== Input material

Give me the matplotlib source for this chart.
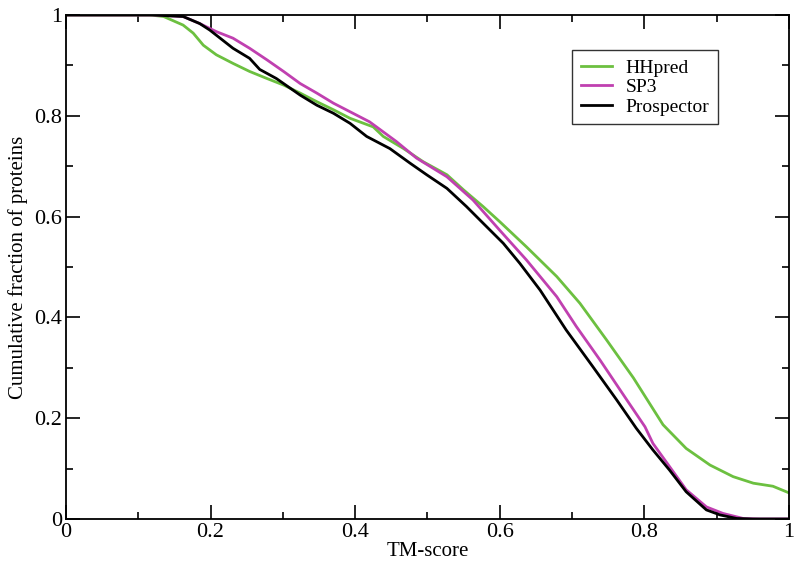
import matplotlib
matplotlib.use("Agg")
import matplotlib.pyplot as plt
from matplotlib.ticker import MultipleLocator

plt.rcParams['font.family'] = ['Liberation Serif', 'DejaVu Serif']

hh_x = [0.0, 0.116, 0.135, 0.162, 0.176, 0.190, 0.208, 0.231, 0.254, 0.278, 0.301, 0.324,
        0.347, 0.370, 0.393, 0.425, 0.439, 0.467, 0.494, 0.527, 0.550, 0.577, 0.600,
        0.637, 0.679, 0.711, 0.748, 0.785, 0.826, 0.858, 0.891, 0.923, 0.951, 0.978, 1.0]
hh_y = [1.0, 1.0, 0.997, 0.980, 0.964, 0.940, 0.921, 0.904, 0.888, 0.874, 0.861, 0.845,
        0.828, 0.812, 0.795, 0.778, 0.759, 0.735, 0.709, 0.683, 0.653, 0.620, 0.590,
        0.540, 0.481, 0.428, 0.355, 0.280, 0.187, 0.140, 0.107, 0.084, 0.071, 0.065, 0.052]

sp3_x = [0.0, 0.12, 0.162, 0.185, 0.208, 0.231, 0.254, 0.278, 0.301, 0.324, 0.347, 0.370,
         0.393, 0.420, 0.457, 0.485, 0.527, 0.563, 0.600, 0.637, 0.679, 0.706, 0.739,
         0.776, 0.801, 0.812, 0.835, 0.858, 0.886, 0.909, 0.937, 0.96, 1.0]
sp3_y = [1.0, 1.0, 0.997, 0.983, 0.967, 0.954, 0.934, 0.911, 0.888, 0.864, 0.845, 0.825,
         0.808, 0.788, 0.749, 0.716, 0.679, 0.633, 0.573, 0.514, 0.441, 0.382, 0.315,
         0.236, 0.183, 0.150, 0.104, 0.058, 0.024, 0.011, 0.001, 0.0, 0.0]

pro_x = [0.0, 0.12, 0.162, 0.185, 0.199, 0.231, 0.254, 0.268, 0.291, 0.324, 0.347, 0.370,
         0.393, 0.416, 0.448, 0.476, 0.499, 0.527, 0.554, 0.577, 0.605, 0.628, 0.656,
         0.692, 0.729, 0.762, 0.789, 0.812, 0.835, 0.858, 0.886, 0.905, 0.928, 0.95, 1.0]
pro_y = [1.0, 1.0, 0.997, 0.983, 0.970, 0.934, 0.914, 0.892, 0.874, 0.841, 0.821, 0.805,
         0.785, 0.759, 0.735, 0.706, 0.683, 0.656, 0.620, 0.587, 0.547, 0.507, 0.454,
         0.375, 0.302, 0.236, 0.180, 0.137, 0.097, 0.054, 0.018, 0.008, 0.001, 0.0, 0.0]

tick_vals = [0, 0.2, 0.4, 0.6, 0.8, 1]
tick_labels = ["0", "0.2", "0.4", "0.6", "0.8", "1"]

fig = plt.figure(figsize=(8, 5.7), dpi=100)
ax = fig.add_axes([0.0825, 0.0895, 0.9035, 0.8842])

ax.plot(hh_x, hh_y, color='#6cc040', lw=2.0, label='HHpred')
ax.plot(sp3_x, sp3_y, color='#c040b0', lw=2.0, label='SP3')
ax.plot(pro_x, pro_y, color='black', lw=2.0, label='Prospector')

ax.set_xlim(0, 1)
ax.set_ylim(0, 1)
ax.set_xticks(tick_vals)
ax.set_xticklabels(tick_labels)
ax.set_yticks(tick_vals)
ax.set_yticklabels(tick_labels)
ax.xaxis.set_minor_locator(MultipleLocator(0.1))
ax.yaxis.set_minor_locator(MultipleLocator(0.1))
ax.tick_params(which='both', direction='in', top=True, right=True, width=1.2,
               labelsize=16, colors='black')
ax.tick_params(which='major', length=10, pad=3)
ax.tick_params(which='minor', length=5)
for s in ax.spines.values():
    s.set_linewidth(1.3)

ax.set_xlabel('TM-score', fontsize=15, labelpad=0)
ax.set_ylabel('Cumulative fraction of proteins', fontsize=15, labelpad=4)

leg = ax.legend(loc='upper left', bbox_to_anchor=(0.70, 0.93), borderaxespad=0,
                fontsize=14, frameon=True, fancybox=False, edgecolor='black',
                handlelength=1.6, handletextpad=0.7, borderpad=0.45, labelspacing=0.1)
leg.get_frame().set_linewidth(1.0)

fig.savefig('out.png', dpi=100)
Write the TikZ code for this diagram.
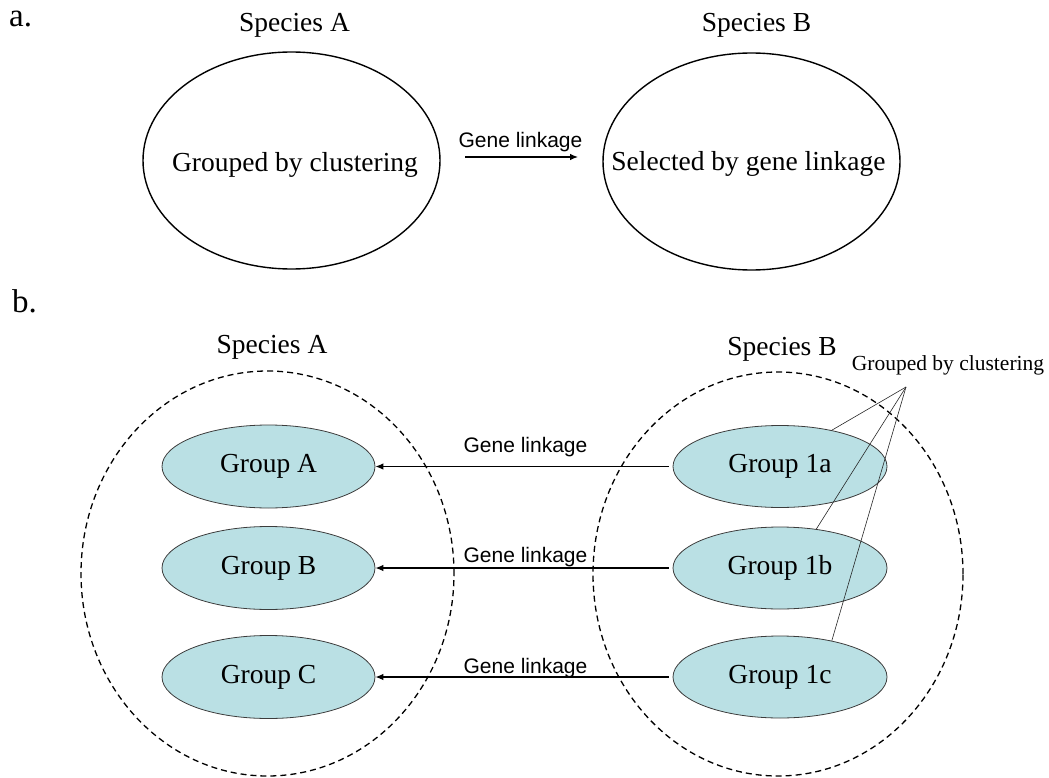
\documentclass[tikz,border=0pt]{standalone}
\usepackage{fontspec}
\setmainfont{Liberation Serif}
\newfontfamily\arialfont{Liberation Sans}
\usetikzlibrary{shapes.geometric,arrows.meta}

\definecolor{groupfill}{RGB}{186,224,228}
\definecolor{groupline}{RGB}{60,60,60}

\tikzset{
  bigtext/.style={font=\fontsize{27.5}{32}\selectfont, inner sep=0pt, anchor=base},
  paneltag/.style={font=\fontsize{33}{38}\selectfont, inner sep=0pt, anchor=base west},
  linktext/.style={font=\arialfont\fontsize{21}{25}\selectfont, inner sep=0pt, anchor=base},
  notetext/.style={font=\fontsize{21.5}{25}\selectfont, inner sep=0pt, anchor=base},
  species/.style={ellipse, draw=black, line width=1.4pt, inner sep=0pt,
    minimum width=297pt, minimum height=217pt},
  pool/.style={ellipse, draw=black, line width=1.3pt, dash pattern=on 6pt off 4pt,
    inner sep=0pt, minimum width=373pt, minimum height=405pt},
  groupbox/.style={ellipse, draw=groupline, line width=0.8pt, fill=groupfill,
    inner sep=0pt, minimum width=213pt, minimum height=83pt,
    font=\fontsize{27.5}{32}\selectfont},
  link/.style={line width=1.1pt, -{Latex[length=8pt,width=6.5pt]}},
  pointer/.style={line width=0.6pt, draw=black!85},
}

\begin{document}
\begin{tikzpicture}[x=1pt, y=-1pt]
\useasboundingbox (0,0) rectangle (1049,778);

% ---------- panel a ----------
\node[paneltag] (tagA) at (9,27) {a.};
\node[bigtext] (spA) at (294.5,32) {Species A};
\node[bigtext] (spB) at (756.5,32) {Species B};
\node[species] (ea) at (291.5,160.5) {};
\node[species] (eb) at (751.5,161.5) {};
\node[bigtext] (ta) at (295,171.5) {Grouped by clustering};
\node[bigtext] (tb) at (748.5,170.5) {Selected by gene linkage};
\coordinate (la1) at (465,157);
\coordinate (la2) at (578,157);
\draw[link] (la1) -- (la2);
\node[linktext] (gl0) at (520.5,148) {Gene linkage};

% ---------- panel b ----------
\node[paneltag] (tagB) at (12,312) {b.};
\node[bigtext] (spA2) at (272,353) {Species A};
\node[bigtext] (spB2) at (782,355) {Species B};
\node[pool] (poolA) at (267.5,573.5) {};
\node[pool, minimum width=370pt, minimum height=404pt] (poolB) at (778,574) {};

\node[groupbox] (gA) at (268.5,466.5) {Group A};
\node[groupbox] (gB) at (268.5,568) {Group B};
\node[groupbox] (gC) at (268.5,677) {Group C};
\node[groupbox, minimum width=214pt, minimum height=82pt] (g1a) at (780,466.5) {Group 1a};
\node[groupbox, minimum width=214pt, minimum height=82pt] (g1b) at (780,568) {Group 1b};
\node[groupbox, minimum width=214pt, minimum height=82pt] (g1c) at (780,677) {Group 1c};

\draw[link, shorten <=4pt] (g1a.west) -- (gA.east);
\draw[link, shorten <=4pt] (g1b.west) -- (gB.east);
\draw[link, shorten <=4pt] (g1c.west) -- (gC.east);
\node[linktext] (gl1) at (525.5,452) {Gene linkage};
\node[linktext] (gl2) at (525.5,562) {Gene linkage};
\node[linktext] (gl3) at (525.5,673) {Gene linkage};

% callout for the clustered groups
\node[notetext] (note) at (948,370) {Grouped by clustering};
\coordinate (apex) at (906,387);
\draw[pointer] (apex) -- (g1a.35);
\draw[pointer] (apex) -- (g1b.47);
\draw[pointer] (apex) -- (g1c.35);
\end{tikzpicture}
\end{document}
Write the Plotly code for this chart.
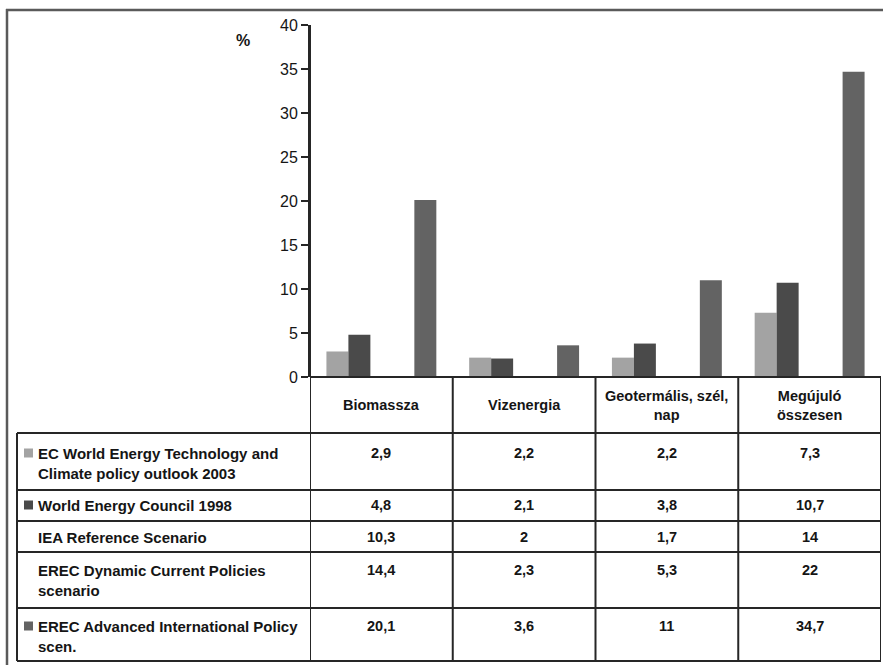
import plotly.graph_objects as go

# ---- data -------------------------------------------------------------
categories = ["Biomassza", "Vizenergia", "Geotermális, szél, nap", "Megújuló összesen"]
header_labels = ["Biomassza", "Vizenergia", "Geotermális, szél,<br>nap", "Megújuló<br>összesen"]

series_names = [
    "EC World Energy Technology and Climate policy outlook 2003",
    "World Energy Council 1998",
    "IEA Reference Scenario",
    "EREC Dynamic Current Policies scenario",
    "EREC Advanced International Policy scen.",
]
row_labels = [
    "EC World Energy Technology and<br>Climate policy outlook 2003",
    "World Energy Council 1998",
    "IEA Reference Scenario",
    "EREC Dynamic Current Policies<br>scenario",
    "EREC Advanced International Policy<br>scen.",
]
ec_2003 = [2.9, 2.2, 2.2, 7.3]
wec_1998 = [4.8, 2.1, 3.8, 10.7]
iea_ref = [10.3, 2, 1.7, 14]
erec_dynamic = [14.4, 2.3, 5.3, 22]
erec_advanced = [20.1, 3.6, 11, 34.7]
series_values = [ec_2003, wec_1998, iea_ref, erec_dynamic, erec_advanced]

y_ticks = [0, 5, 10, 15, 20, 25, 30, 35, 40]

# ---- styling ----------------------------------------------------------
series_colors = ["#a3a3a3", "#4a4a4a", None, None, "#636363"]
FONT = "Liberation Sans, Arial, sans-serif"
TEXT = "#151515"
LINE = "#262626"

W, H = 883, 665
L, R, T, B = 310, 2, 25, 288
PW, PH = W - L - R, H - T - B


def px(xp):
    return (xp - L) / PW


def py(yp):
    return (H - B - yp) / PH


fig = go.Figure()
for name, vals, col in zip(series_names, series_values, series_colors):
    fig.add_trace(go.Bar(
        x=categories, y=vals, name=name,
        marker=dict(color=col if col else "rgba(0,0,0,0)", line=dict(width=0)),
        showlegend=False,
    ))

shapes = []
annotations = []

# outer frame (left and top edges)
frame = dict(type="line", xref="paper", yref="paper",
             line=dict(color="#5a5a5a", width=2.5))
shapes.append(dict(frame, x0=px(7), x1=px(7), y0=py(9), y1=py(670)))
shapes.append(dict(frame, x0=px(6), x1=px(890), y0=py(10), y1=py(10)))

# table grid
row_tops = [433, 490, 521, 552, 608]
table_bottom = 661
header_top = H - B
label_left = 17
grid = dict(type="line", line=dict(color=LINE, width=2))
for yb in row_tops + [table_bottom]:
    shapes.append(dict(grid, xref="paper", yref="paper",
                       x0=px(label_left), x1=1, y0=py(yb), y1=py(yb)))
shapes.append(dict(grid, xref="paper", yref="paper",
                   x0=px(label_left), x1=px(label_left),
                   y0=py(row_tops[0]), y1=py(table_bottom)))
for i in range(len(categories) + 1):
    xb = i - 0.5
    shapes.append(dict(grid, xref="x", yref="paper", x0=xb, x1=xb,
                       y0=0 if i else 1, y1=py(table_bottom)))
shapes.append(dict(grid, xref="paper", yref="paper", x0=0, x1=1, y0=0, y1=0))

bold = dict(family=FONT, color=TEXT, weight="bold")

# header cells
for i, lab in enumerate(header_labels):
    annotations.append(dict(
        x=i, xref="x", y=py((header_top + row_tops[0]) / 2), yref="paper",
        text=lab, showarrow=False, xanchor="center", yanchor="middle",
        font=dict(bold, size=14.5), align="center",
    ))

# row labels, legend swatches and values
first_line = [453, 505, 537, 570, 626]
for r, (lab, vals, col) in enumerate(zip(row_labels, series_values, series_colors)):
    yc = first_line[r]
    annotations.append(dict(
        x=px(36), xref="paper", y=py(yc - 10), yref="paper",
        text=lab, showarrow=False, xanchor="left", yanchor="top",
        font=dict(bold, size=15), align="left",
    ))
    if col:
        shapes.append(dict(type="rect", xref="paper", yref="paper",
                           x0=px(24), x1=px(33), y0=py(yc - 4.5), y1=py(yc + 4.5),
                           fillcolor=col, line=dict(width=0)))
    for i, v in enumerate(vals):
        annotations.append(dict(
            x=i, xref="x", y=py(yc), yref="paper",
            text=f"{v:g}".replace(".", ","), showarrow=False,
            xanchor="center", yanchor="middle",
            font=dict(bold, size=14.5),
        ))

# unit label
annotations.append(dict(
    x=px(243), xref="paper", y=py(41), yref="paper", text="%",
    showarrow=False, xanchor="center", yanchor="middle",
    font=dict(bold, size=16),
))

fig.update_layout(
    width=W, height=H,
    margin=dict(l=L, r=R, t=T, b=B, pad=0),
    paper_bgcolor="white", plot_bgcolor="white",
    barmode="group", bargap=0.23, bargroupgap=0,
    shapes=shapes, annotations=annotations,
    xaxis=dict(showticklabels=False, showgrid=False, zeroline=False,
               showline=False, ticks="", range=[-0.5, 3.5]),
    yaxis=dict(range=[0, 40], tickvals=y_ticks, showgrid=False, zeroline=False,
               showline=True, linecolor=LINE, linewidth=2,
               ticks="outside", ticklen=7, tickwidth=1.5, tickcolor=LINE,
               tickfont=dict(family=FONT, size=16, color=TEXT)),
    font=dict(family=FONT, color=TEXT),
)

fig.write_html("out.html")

====

**Task details**
Restate, line by line and word for word, everything from the top of the material through the line that contains "ax.plot(pro_x, pro_y, color='black', lw=2.0, label='Prospector')". Leave pictures out.

**The completed task**
Give me the matplotlib source for this chart.
import matplotlib
matplotlib.use("Agg")
import matplotlib.pyplot as plt
from matplotlib.ticker import MultipleLocator

plt.rcParams['font.family'] = ['Liberation Serif', 'DejaVu Serif']

hh_x = [0.0, 0.116, 0.135, 0.162, 0.176, 0.190, 0.208, 0.231, 0.254, 0.278, 0.301, 0.324,
        0.347, 0.370, 0.393, 0.425, 0.439, 0.467, 0.494, 0.527, 0.550, 0.577, 0.600,
        0.637, 0.679, 0.711, 0.748, 0.785, 0.826, 0.858, 0.891, 0.923, 0.951, 0.978, 1.0]
hh_y = [1.0, 1.0, 0.997, 0.980, 0.964, 0.940, 0.921, 0.904, 0.888, 0.874, 0.861, 0.845,
        0.828, 0.812, 0.795, 0.778, 0.759, 0.735, 0.709, 0.683, 0.653, 0.620, 0.590,
        0.540, 0.481, 0.428, 0.355, 0.280, 0.187, 0.140, 0.107, 0.084, 0.071, 0.065, 0.052]

sp3_x = [0.0, 0.12, 0.162, 0.185, 0.208, 0.231, 0.254, 0.278, 0.301, 0.324, 0.347, 0.370,
         0.393, 0.420, 0.457, 0.485, 0.527, 0.563, 0.600, 0.637, 0.679, 0.706, 0.739,
         0.776, 0.801, 0.812, 0.835, 0.858, 0.886, 0.909, 0.937, 0.96, 1.0]
sp3_y = [1.0, 1.0, 0.997, 0.983, 0.967, 0.954, 0.934, 0.911, 0.888, 0.864, 0.845, 0.825,
         0.808, 0.788, 0.749, 0.716, 0.679, 0.633, 0.573, 0.514, 0.441, 0.382, 0.315,
         0.236, 0.183, 0.150, 0.104, 0.058, 0.024, 0.011, 0.001, 0.0, 0.0]

pro_x = [0.0, 0.12, 0.162, 0.185, 0.199, 0.231, 0.254, 0.268, 0.291, 0.324, 0.347, 0.370,
         0.393, 0.416, 0.448, 0.476, 0.499, 0.527, 0.554, 0.577, 0.605, 0.628, 0.656,
         0.692, 0.729, 0.762, 0.789, 0.812, 0.835, 0.858, 0.886, 0.905, 0.928, 0.95, 1.0]
pro_y = [1.0, 1.0, 0.997, 0.983, 0.970, 0.934, 0.914, 0.892, 0.874, 0.841, 0.821, 0.805,
         0.785, 0.759, 0.735, 0.706, 0.683, 0.656, 0.620, 0.587, 0.547, 0.507, 0.454,
         0.375, 0.302, 0.236, 0.180, 0.137, 0.097, 0.054, 0.018, 0.008, 0.001, 0.0, 0.0]

tick_vals = [0, 0.2, 0.4, 0.6, 0.8, 1]
tick_labels = ["0", "0.2", "0.4", "0.6", "0.8", "1"]

fig = plt.figure(figsize=(8, 5.7), dpi=100)
ax = fig.add_axes([0.0825, 0.0895, 0.9035, 0.8842])

ax.plot(hh_x, hh_y, color='#6cc040', lw=2.0, label='HHpred')
ax.plot(sp3_x, sp3_y, color='#c040b0', lw=2.0, label='SP3')
ax.plot(pro_x, pro_y, color='black', lw=2.0, label='Prospector')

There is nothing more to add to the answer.